Quick distribution of wealth is a key consideration

PUBLISHED : Sunday, 26 October, 2008, 12:00am
UPDATED : Sunday, 26 October, 2008, 12:00am

High-net-worth individuals with assets spread over multiple jurisdictions may have unique needs when setting up a trust structure.

The most efficient and effective way to protect their business in Hong Kong, or a golf course villa on the mainland, penthouse apartment in London and money in several private banks worldwide is to consolidate them all in a simple trust structure that will help their beneficiaries when the time comes.

A trust structure can avoid long, drawn out and complex probate procedures.

It also ensures that through the trustee immediate distributions can be made on the death of the settlor to enable family members to continue their lives uninterrupted by the loss of income or other financial support.

In addition, there is now an increasing recognition in Asia of the need for long-term asset protection for future generations, according to Alan Johnson, managing director of wealth advisory firm Intertrust Group.

'Once an individual places their assets in a trust and a certain period of time transpires, the creditors of the settlor can't claim those monies back.

'In an economic environment like the present one, where the settlor may have given personal guarantees, he or she wants to ensure that ... all the money is protected and put aside for the education and well-being of the family,' he said.

When establishing a trust structure, high-net-worth individuals should think about what they want to achieve.

Is their aspiration dynastic or philanthropic? What assets do they intend to put into the trust and what benefit do they anticipate their beneficiaries may achieve from them?

To set up a trust, trust advisers need to get an accurate list of the settlor's assets and liabilities. As United States presidential candidate John McCain highlighted recently, when he couldn't recall how many properties he owned, high-net-worth individuals don't always know - or remember - what assets they hold. Mr Johnson said that from his experience in crafting an initial list of assets many individuals often reverted several times with additional investments and assets that they had forgotten about.

The second thing to ascertain is who will benefit from the estate and when. Beneficiaries are usually the spouse and children, sometimes pets or charities.

One thing that has changed in the past decade is the age limit at which children are deemed responsible enough to be the recipient of a trust.

'In the past, the offspring might be 30 years old or older. But with advanced education you find these days that people have more confidence in their children,' Mr Johnson said. 'You rarely see people now older than their mid-20s before they receive their trusts.'

The time at which the trust is distributed also depends on when the settlor wants to provide for the beneficiaries.

For some it could be immediate, for others the provision may be several years after the death of the settlor.

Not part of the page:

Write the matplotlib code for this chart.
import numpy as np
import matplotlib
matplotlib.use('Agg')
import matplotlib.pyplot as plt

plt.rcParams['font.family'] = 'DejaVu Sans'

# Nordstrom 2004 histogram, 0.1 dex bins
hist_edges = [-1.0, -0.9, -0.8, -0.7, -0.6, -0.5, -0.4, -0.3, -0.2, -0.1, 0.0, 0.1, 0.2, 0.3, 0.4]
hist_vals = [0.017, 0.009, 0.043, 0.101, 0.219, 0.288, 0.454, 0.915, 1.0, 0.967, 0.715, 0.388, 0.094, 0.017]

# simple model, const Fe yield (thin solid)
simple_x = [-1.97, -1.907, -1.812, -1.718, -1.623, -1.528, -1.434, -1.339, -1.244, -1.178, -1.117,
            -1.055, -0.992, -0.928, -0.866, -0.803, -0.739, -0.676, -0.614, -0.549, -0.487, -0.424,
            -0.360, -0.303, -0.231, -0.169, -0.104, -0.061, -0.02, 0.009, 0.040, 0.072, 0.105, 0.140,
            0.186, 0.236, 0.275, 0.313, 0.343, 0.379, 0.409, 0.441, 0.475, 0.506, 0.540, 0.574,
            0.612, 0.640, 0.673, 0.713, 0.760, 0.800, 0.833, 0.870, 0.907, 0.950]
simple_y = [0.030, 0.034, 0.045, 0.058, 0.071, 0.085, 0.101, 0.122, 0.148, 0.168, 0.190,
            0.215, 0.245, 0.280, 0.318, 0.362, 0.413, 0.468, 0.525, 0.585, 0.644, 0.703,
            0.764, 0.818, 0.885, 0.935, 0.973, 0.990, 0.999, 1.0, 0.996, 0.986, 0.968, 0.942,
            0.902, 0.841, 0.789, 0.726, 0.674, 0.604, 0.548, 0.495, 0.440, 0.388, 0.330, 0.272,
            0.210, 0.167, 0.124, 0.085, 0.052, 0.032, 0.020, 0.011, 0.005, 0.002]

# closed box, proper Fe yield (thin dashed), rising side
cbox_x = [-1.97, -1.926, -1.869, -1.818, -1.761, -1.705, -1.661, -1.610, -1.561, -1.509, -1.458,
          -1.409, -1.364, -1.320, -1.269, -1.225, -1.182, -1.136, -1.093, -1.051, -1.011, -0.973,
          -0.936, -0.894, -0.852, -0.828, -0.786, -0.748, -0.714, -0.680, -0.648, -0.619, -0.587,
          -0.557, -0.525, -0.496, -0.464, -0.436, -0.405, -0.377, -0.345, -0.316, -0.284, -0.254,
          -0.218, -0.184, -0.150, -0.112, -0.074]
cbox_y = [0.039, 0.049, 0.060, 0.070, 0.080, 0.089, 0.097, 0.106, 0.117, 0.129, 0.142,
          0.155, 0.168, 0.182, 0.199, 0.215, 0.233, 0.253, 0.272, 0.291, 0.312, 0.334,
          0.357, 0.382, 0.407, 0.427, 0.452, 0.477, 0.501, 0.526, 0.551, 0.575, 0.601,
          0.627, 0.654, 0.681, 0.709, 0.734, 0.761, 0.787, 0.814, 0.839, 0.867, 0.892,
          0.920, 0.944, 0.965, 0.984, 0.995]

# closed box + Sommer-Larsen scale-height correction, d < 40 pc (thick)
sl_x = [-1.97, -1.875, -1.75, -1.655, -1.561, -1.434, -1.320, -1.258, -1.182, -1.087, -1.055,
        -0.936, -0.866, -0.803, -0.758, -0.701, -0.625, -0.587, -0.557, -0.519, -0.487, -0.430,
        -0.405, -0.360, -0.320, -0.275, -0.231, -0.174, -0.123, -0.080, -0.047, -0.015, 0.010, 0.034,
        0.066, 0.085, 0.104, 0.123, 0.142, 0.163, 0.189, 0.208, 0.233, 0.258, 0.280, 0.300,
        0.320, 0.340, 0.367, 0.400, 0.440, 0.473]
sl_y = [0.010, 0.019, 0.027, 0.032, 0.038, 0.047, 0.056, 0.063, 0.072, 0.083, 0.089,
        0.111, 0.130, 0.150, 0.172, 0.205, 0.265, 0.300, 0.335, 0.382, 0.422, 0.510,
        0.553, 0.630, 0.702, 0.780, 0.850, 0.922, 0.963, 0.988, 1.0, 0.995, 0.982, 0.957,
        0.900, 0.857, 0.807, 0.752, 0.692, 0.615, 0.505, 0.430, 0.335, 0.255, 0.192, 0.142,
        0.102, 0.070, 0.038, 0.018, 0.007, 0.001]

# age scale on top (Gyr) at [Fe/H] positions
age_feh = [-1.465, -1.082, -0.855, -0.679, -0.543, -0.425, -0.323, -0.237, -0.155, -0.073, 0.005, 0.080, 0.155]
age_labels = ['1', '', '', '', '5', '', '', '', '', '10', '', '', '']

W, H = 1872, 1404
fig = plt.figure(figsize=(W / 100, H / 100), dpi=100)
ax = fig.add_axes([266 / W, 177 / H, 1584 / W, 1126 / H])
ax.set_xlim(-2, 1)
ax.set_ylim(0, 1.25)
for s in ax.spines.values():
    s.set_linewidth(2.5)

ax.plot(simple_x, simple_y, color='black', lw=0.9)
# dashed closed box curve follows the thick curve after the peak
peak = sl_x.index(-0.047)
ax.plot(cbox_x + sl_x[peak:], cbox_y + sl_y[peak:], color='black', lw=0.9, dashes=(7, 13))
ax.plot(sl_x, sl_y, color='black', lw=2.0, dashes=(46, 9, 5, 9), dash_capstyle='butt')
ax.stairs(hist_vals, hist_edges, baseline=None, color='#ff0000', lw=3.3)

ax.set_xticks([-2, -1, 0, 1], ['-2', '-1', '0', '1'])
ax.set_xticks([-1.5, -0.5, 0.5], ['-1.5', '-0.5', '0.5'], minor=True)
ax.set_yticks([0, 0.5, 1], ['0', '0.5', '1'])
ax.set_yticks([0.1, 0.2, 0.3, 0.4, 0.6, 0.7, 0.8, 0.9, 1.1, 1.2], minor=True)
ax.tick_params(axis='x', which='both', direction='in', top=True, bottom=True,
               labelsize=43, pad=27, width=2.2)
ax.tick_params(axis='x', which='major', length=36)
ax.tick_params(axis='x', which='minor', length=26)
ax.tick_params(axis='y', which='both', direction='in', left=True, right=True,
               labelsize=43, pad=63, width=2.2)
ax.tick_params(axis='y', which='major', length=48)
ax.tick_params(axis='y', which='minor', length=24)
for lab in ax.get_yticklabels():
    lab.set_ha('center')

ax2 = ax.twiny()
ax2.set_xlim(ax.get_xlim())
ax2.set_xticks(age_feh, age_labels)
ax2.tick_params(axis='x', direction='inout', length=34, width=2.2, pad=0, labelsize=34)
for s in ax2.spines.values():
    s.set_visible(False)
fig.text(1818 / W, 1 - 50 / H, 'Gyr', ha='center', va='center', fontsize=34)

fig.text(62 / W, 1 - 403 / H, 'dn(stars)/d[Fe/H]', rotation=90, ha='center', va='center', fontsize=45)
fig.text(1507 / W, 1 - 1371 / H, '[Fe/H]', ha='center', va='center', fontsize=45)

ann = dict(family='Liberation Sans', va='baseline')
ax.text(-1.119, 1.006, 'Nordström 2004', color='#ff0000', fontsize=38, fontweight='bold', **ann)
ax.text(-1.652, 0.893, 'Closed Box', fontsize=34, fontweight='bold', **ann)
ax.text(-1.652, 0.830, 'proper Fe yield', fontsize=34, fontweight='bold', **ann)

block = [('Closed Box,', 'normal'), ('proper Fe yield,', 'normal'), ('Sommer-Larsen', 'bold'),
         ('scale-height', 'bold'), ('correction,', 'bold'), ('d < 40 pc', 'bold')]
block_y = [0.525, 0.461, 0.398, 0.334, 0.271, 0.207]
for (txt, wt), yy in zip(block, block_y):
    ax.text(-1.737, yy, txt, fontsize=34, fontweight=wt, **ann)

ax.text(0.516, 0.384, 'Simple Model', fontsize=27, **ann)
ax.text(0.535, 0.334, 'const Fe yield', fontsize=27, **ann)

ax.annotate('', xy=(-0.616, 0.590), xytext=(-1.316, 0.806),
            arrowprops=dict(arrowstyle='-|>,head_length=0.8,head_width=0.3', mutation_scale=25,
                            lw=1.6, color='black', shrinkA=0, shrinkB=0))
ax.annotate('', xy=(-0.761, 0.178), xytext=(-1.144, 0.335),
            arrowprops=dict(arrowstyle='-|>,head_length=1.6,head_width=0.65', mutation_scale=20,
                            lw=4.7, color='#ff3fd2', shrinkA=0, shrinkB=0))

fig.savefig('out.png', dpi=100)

The administering of the assets is the next thing to be determined. High-net-worth individuals often appoint a professional trustee who understands how trusts run and their duties and obligations to the settlor.

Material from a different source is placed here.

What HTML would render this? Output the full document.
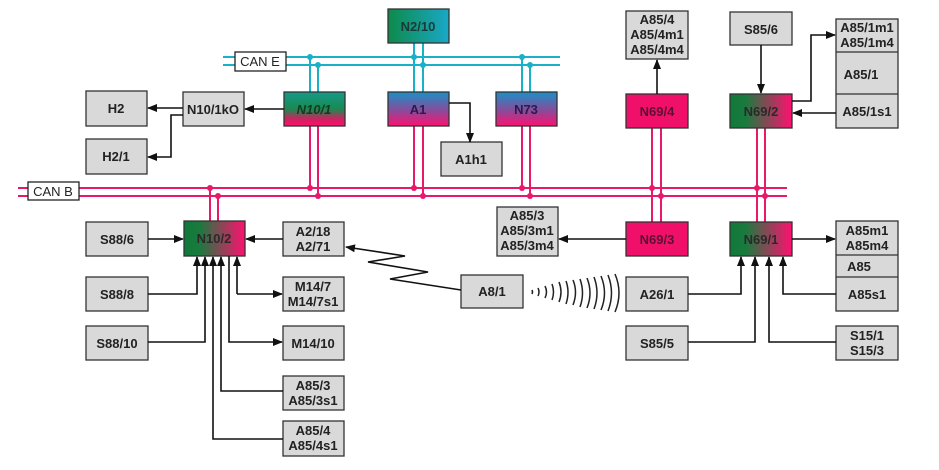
<!DOCTYPE html>
<html><head><meta charset="utf-8"><style>
html,body{margin:0;padding:0;background:#fff;}
svg{display:block;}
text{font-family:"Liberation Sans",sans-serif;font-weight:bold;font-size:13px;fill:#222;text-anchor:middle;}
.b{fill:#d9d9d9;stroke:#333;stroke-width:1.3;}
.l{stroke:#111;stroke-width:1.6;fill:none;}
.c{stroke:#1ab0c8;stroke-width:2;fill:none;}
.p{stroke:#e8186a;stroke-width:2;fill:none;}
</style></head><body>
<svg width="939" height="470" viewBox="0 0 939 470" xmlns="http://www.w3.org/2000/svg">
<defs>
<marker id="a" markerWidth="10" markerHeight="8" refX="9" refY="4" orient="auto" markerUnits="userSpaceOnUse"><path d="M0,0 L10,4 L0,8 Z" fill="#111"/></marker>
<linearGradient id="gN2" x1="0" x2="1" y1="0" y2="0"><stop offset="0" stop-color="#0e8a4a"/><stop offset="1" stop-color="#1aa8c8"/></linearGradient>
<linearGradient id="gN101" x1="0" x2="0" y1="0" y2="1"><stop offset="0" stop-color="#149a8a"/><stop offset="0.5" stop-color="#1a8a50"/><stop offset="0.8" stop-color="#d02060"/><stop offset="1" stop-color="#ff1070"/></linearGradient>
<linearGradient id="gA1" x1="0" x2="0" y1="0" y2="1"><stop offset="0" stop-color="#1a90c8"/><stop offset="0.55" stop-color="#8a4a98"/><stop offset="1" stop-color="#ff1070"/></linearGradient>
<linearGradient id="gGP" x1="0" x2="1" y1="0" y2="0"><stop offset="0" stop-color="#0e7a3a"/><stop offset="0.25" stop-color="#1a7a3e"/><stop offset="1" stop-color="#ff1070"/></linearGradient>
</defs>

<!-- CAN E -->
<line class="c" x1="223" y1="57" x2="560" y2="57"/>
<line class="c" x1="223" y1="65" x2="560" y2="65"/>
<rect x="235" y="52" width="51" height="19" fill="#fff" stroke="#222" stroke-width="1.3"/>
<text x="260" y="66" style="font-weight:normal;font-size:13px">CAN E</text>
<g class="c">
<line x1="310" y1="57" x2="310" y2="92"/><line x1="318" y1="65" x2="318" y2="92"/>
<line x1="414" y1="43" x2="414" y2="92"/><line x1="423" y1="43" x2="423" y2="92"/>
<line x1="522" y1="57" x2="522" y2="92"/><line x1="530" y1="65" x2="530" y2="92"/>
</g>
<g fill="#1ab0c8">
<circle cx="310" cy="57" r="3"/><circle cx="318" cy="65" r="3"/>
<circle cx="414" cy="57" r="3"/><circle cx="423" cy="65" r="3"/>
<circle cx="522" cy="57" r="3"/><circle cx="530" cy="65" r="3"/>
</g>

<!-- CAN B -->
<line class="p" x1="18" y1="188" x2="787" y2="188"/>
<line class="p" x1="18" y1="196" x2="787" y2="196"/>
<rect x="28" y="182" width="51" height="18" fill="#fff" stroke="#222" stroke-width="1.3"/>
<text x="53" y="196" style="font-weight:normal">CAN B</text>
<g class="p">
<line x1="310" y1="126" x2="310" y2="188"/><line x1="318" y1="126" x2="318" y2="196"/>
<line x1="414" y1="126" x2="414" y2="188"/><line x1="423" y1="126" x2="423" y2="196"/>
<line x1="522" y1="126" x2="522" y2="188"/><line x1="530" y1="126" x2="530" y2="196"/>
<line x1="210" y1="188" x2="210" y2="221"/><line x1="218" y1="196" x2="218" y2="221"/>
<line x1="652" y1="128" x2="652" y2="222"/><line x1="661" y1="128" x2="661" y2="222"/>
<line x1="757" y1="128" x2="757" y2="222"/><line x1="765" y1="128" x2="765" y2="222"/>
</g>
<g fill="#e8186a">
<circle cx="310" cy="188" r="3"/><circle cx="318" cy="196" r="3"/>
<circle cx="414" cy="188" r="3"/><circle cx="423" cy="196" r="3"/>
<circle cx="522" cy="188" r="3"/><circle cx="530" cy="196" r="3"/>
<circle cx="210" cy="188" r="3"/><circle cx="218" cy="196" r="3"/>
<circle cx="652" cy="188" r="3"/><circle cx="661" cy="196" r="3"/>
<circle cx="757" cy="188" r="3"/><circle cx="765" cy="196" r="3"/>
</g>

<!-- colored nodes -->
<rect x="388" y="9" width="61" height="34" fill="url(#gN2)" stroke="#333" stroke-width="1.3"/><text x="418" y="31" style="fill:#1a3a3a">N2/10</text>
<rect x="284" y="92" width="61" height="34" fill="url(#gN101)" stroke="#333" stroke-width="1.3"/><text x="314" y="114" style="fill:#123a22;font-style:italic">N10/1</text>
<rect x="388" y="92" width="61" height="34" fill="url(#gA1)" stroke="#333" stroke-width="1.3"/><text x="418" y="114" style="fill:#2a1a4a">A1</text>
<rect x="496" y="92" width="61" height="34" fill="url(#gA1)" stroke="#333" stroke-width="1.3"/><text x="526" y="114" style="fill:#2a1a4a">N73</text>
<rect x="626" y="94" width="62" height="34" fill="#f0106a" stroke="#333" stroke-width="1.3"/><text x="657" y="116" style="fill:#5a1030">N69/4</text>
<rect x="730" y="94" width="62" height="34" fill="url(#gGP)" stroke="#333" stroke-width="1.3"/><text x="761" y="116" style="fill:#2a2a2a">N69/2</text>
<rect x="626" y="222" width="62" height="34" fill="#f0106a" stroke="#333" stroke-width="1.3"/><text x="657" y="244" style="fill:#5a1030">N69/3</text>
<rect x="730" y="222" width="62" height="34" fill="url(#gGP)" stroke="#333" stroke-width="1.3"/><text x="761" y="244" style="fill:#2a2a2a">N69/1</text>
<rect x="184" y="221" width="61" height="35" fill="url(#gGP)" stroke="#333" stroke-width="1.3"/><text x="214" y="243" style="fill:#2a2a2a">N10/2</text>

<!-- grey boxes -->
<rect class="b" x="86" y="91" width="61" height="35"/><text x="116" y="113">H2</text>
<rect class="b" x="183" y="92" width="61" height="34"/><text x="213" y="114">N10/1kO</text>
<rect class="b" x="86" y="139" width="61" height="35"/><text x="116" y="161">H2/1</text>
<rect class="b" x="441" y="142" width="61" height="34"/><text x="471" y="164">A1h1</text>
<rect class="b" x="626" y="11" width="62" height="48"/><text x="657" y="24">A85/4</text><text x="657" y="39">A85/4m1</text><text x="657" y="54">A85/4m4</text>
<rect class="b" x="730" y="12" width="62" height="33"/><text x="761" y="34">S85/6</text>
<rect class="b" x="836" y="19" width="62" height="109"/>
<line x1="836" y1="52" x2="898" y2="52" stroke="#333" stroke-width="1.3"/><line x1="836" y1="94" x2="898" y2="94" stroke="#333" stroke-width="1.3"/>
<text x="867" y="32">A85/1m1</text><text x="867" y="47">A85/1m4</text><text x="861" y="79">A85/1</text><text x="867" y="116">A85/1s1</text>
<rect class="b" x="497" y="207" width="61" height="49"/><text x="527" y="220">A85/3</text><text x="527" y="235">A85/3m1</text><text x="527" y="250">A85/3m4</text>
<rect class="b" x="836" y="221" width="62" height="90"/>
<line x1="836" y1="255" x2="898" y2="255" stroke="#333" stroke-width="1.3"/><line x1="836" y1="277" x2="898" y2="277" stroke="#333" stroke-width="1.3"/>
<text x="867" y="235">A85m1</text><text x="867" y="250">A85m4</text><text x="859" y="271">A85</text><text x="867" y="299">A85s1</text>
<rect class="b" x="626" y="277" width="62" height="34"/><text x="657" y="299">A26/1</text>
<rect class="b" x="626" y="326" width="62" height="34"/><text x="657" y="348">S85/5</text>
<rect class="b" x="836" y="326" width="62" height="34"/><text x="867" y="340">S15/1</text><text x="867" y="355">S15/3</text>
<rect class="b" x="461" y="275" width="62" height="33"/><text x="492" y="296">A8/1</text>
<rect class="b" x="86" y="222" width="62" height="34"/><text x="117" y="244">S88/6</text>
<rect class="b" x="86" y="277" width="62" height="34"/><text x="117" y="299">S88/8</text>
<rect class="b" x="86" y="326" width="62" height="34"/><text x="117" y="348">S88/10</text>
<rect class="b" x="283" y="222" width="61" height="34"/><text x="313" y="236">A2/18</text><text x="313" y="251">A2/71</text>
<rect class="b" x="283" y="277" width="61" height="34"/><text x="313" y="291">M14/7</text><text x="313" y="306">M14/7s1</text>
<rect class="b" x="283" y="326" width="61" height="34"/><text x="313" y="348">M14/10</text>
<rect class="b" x="283" y="376" width="61" height="34"/><text x="313" y="390">A85/3</text><text x="313" y="405">A85/3s1</text>
<rect class="b" x="283" y="421" width="61" height="35"/><text x="313" y="435">A85/4</text><text x="313" y="450">A85/4s1</text>

<!-- arrows -->
<g class="l" marker-end="url(#a)">
<path d="M284,109 H245"/>
<path d="M183,108 H148"/>
<path d="M183,115 H171 V157 H148"/>
<path d="M449,103 H470 V142"/>
<path d="M657,94 V60"/>
<path d="M761,45 V93"/>
<path d="M792,101 H811 V35 H835"/>
<path d="M836,113 H793"/>
<path d="M626,239 H559"/>
<path d="M792,239 H835"/>
<path d="M688,294 H741 V257"/>
<path d="M688,342 H755 V257"/>
<path d="M836,342 H769 V257"/>
<path d="M836,294 H783 V257"/>
<path d="M148,239 H183"/>
<path d="M148,294 H197 V257"/>
<path d="M148,342 H205 V257"/>
<path d="M283,439 H213 V257"/>
<path d="M283,391 H221 V257"/>
<path d="M283,239 H246"/>
<path d="M229,256 V342 H282"/>
<path d="M237,294 H282"/>
<path d="M237,294 V257"/>
<path d="M461,290 L390,279 L428,272 L368,262 L405,256 L346,247"/>
</g>
<!-- waves -->
<g stroke="#222" stroke-width="1.5" fill="none">
<path d="M532,290 q1,2 0,4"/>
<path d="M538,288 q2,4 0,8"/>
<path d="M545,286 q3,6 0,12"/>
<path d="M552,284 q3,8 0,16"/>
<path d="M559,282 q4,10 0,20"/>
<path d="M566,281 q4,11 0,23"/>
<path d="M573,280 q5,12 0,25"/>
<path d="M580,279 q5,14 0,28"/>
<path d="M587,278 q6,15 0,30"/>
<path d="M594,277 q6,16 0,32"/>
<path d="M601,276 q7,17 0,34"/>
<path d="M608,275 q7,18 0,36"/>
<path d="M615,274 q8,19 0,38"/>
</g>
</svg>
</body></html>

As Nigel Rivers, director of Equity Trust, a trust and fiduciary services group, said: 'A trustee is in a fiduciary position and needs to act in the best interests of the beneficiaries and act competently to ensure the trust assets are preserved.'

In administering the trust, however, trustees are not expected to be investment advisers and, in this respect, must know whom to turn to for advice in areas in which they are not experienced.

In the case of investment decisions, this is often a bank or other financial organisation, which might be recommended by the settlor.

The settlor may also direct a trustee to discuss asset distribution or related issues with the surviving spouse, a close family member, such as a brother or sister, or a close family friend or financial adviser.